Accessible notes - staff meeting 2023-01-24

Christian Lawson-Perfect

January 2023

This document was put together for the MSP all-staff meeting in January 2023. My aim is to explain the reasons handwritten notes can be inaccessible, and to describe the solutions and support available to lecturers.

I began by showing some handwritten notes on screen: basically the same text as this document.

I showed a version with a very dark background, so everyone could experience the difficulty of reading low-contrast text.

The text of this document, handwritten in black on a dark background.

Figure 1 Handwritten notes on a dark background.

Next I showed the same notes on a much lighter background, but it was rendered at such low resolution that the text is very hard to read.

The text of this document, handwritten in black on a light background.

Figure 2 Handwritten notes on a light background.

Hopefully that gives the gist of the problem: if you have trouble reading handwritten notes, someone has to rewrite them, usually in another format.

1 You use handwritten notes because

  • It’s easy to write

  • Diagrams are easy

  • LaTeX is hard and time-consuming.

2 Students want notes in other formats because

  • Low or no vision - need more contrast, bigger text, or read aloud.

  • Can’t hold paper - need material displayed on a screen or read aloud.

  • Dyslexia - need different colours, different font, structure.

  • Poor memory or executive function - need more structure

  • Reasons you haven’t thought of.

3 Handwritten notes are inaccessible to many people

There are several reasons for this:

  • They can’t be scaled up usably.

  • It’s hard to change colours when a different background or greater contrast is needed.

  • Text can’t be re-set to fit in a naarower window.
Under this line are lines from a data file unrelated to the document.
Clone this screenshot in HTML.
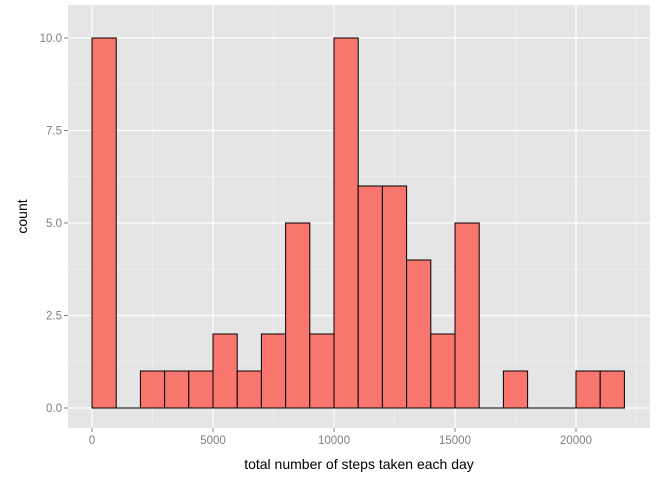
<!DOCTYPE html>
<html><head><meta charset="utf-8"><style>
body{margin:0;background:#fff;font-family:"Liberation Sans",Arial,sans-serif}
svg text{font-family:"Liberation Sans",Arial,sans-serif}
</style></head><body>
<svg id="c" width="672" height="480" xmlns="http://www.w3.org/2000/svg"></svg>
<script>
const binStarts=[0,1000,2000,3000,4000,5000,6000,7000,8000,9000,10000,11000,12000,13000,14000,15000,16000,17000,18000,19000,20000,21000];
const counts=[10,0,1,1,1,2,1,2,5,2,10,6,6,4,2,5,0,1,0,0,1,1];
const binWidth=1000;
const xTicks=[0,5000,10000,15000,20000];
const yTicks=[0,2.5,5,7.5,10];
const yTickLabels=["0.0","2.5","5.0","7.5","10.0"];
const NS="http://www.w3.org/2000/svg";
const svg=document.getElementById('c');
const P={l:68,r:650,t:5,b:428};
const X=v=>92+v*(121/5000);
const Y=v=>408-v*37;
function mk(t,a,p){const e=document.createElementNS(NS,t);for(const k in a)e.setAttribute(k,a[k]);(p||svg).appendChild(e);return e;}
const panel=mk('rect',{x:P.l,y:P.t,width:P.r-P.l,height:P.b-P.t,fill:'#e5e5e5'});


for(let i=0;i<xTicks.length;i++){const v=xTicks[i]+2500;if(X(v)<P.r){const g=mk('line',{x1:X(v),x2:X(v),y1:P.t,y2:P.b,stroke:'#f2f2f2','stroke-width':0.6});}}
for(let i=0;i<yTicks.length;i++){const v=yTicks[i]+1.25;if(Y(v)>P.t){const g=mk('line',{x1:P.l,x2:P.r,y1:Y(v),y2:Y(v),stroke:'#f2f2f2','stroke-width':0.6});}}
xTicks.forEach(v=>{const g=mk('line',{x1:X(v),x2:X(v),y1:P.t,y2:P.b,stroke:'#fff','stroke-width':1.2});
mk('line',{x1:X(v),x2:X(v),y1:P.b,y2:P.b+4,stroke:'#7f7f7f'});
const t=mk('text',{x:X(v),y:P.b+16,'text-anchor':'middle','font-size':11.5,fill:'#7f7f7f'});t.textContent=v;});
yTicks.forEach((v,i)=>{const g=mk('line',{x1:P.l,x2:P.r,y1:Y(v),y2:Y(v),stroke:'#fff','stroke-width':1.2});
mk('line',{x1:P.l-4,x2:P.l,y1:Y(v),y2:Y(v),stroke:'#7f7f7f'});
const t=mk('text',{x:P.l-6,y:Y(v)+4,'text-anchor':'end','font-size':11.5,fill:'#7f7f7f'});t.textContent=yTickLabels[i];});
binStarts.forEach((s,i)=>{const x0=X(s),x1=X(s+binWidth),y0=Y(0),y1=Y(counts[i]);
const r=mk('path',{d:`M${x0},${y0}L${x0},${y1}L${x1},${y1}L${x1},${y0}Z`,fill:'#f8766d',stroke:'#000','stroke-width':1});

});
const xt=mk('text',{x:(P.l+P.r)/2,y:469,'text-anchor':'middle','font-size':14,fill:'#000'});xt.textContent='total number of steps taken each day';


const yt=mk('text',{x:0,y:0,'text-anchor':'middle','font-size':14,fill:'#000',transform:`translate(27,${(P.t+P.b)/2}) rotate(-90)`});yt.textContent='count';


</script>
</body></html>
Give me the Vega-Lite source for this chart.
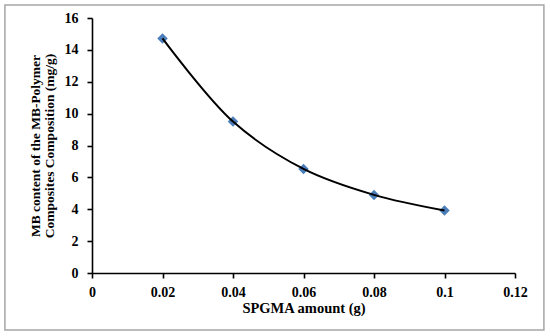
{
  "$schema": "https://vega.github.io/schema/vega-lite/v6.json",
  "autosize": "none",
  "width": 423,
  "height": 255,
  "padding": {"left": 92, "top": 18, "right": 35, "bottom": 63},
  "background": "white",
  "config": {
    "view": {"stroke": null},
    "font": "Liberation Serif"
  },
  "layer": [
    {
      "data": {"values": [{"x1": -0.0247, "x2": 0.1282, "y1": -3.58, "y2": 16.82}]},
      "mark": {"type": "rect", "fill": null, "stroke": "#a6a6a6", "strokeWidth": 1.5},
      "encoding": {
        "x": {
          "field": "x1", "type": "quantitative",
          "scale": {"domain": [0, 0.12], "nice": false, "zero": false},
          "axis": {"title": "SPGMA amount (g)", "values": [0, 0.02, 0.04, 0.06, 0.08, 0.1, 0.12], "tickCount": 20, "labelPadding": 7, "titlePadding": 2, "labelFlush": false, "labelOverlap": false, "labelExpr": "datum.value == 0 ? '0' : format(datum.value, '.2~f')",
            "labelFont": "Liberation Serif", "titleFont": "Liberation Serif", "labelFontWeight": "bold", "titleFontWeight": "bold", "labelFontSize": 14, "titleFontSize": 14.5, "labelColor": "black", "titleColor": "black", "domainColor": "black", "domainWidth": 1.6, "ticks": true, "tickColor": "black", "tickWidth": 1.6, "tickSize": 5, "grid": false}
        },
        "x2": {"field": "x2"},
        "y": {
          "field": "y1", "type": "quantitative",
          "scale": {"domain": [0, 16], "nice": false, "zero": false},
          "axis": {"title": ["MB content of the MB-Polymer", "Composites Composition (mg/g)"], "values": [0, 2, 4, 6, 8, 10, 12, 14, 16], "tickCount": 20, "labelPadding": 9, "titlePadding": 8, "titleLineHeight": 14, "labelFlush": false, "labelOverlap": false,
            "labelFont": "Liberation Serif", "titleFont": "Liberation Serif", "labelFontWeight": "bold", "titleFontWeight": "bold", "labelFontSize": 14, "titleFontSize": 13.5, "labelColor": "black", "titleColor": "black", "domainColor": "black", "domainWidth": 1.6, "ticks": true, "tickColor": "black", "tickWidth": 1.6, "tickSize": 5, "grid": false}
        },
        "y2": {"field": "y2"}
      }
    },
    {
      "data": {"values": [
        {"amount": 0.02, "content": 14.72},
        {"amount": 0.04, "content": 9.5},
        {"amount": 0.06, "content": 6.53},
        {"amount": 0.08, "content": 4.9},
        {"amount": 0.1, "content": 3.92}
      ]},
      "layer": [
        {
          "mark": {"type": "point", "shape": "diamond", "filled": true, "color": "#4a7ebb", "size": 110, "opacity": 1},
          "encoding": {
            "x": {"field": "amount", "type": "quantitative"},
            "y": {"field": "content", "type": "quantitative"}
          }
        },
        {
          "mark": {"type": "line", "color": "black", "strokeWidth": 2, "interpolate": "catmull-rom"},
          "encoding": {
            "x": {"field": "amount", "type": "quantitative"},
            "y": {"field": "content", "type": "quantitative"}
          }
        }
      ]
    }
  ]
}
  • While AI gets better all the time, it still makes errors so handwritten text can’t be reliably searched or converted to speech.

  • There’s no structural metadata that readers can use to easily navigate.

  • Your handwriting might be hard to read, like mine. Students from different backgrounds to yours might not be familiar with the handwriting style you use.

4 PDFs are a bit better

  • Text is searchable (sometimes).

  • Can be zoomed in (but not re-set, so lots of horizontal scrolling)

  • The reader can’t change colours or fonts.

  • No or little structural metadata for assistive tech.

PDF is fundamentally designed for print media.

5 Accessible mathematical notation

Producing accessible maths notation is really hard!

The current state of the art is to display LaTeX in HTML using MathJax, which adds features to help assistive technology.

6 There are several tools for producing scientific material in accessible formats

These are all largely fine! Use whatever you get along with, and we can support you.

Chirun was made for two specific reasons:

  • Take LaTeX without (much) modification.

  • Produce accessible output in several formats. (Specifically to a accommodate a student’s needs, originally)

It can now take markdown input and integrate videos, live code, Numbas questions, ...

See the documentation at chirun.readthedocs.io.

7 Process

  • Write material in LaTeX or markdown.

  • Create a Chirun link in Canvas.

  • Upload your source.

  • Get on with your life.

8 Accessibility tips

  • When lecturing, don’t speak to the board (a deaf friend who relies on lip reading told me this)

  • Don’t use colour as the sole means of conveying information. (Imagine not being able to see colour - how else could you annotate or describe the thing you want to draw attention to?)

  • Check contrast - for example, I can’t see red on black.

  • Write alt text or captions for all images. Think about what you need to convey - how would you describe the picture over the phone? Omit irrelevant details. Make sure you include all important details.

  • Simpler structure is better: making text wrap neatly around a floating image looks nice on paper, but is a knacker to do robustly with different layouts and to provide semantic data. Using the right semantics helps tech tools to present useful structure to the reader.

  • Instead of saying “as you can see” or “here”, describe what you’re talking about.

  • Plan for accessibility first, instead of making adjustments on demand. Many students will struggle on their own without asking for help. SSPs don’t tell you much.

  • Ask for help! There’s lots to consider and guidance changes as tech & law change.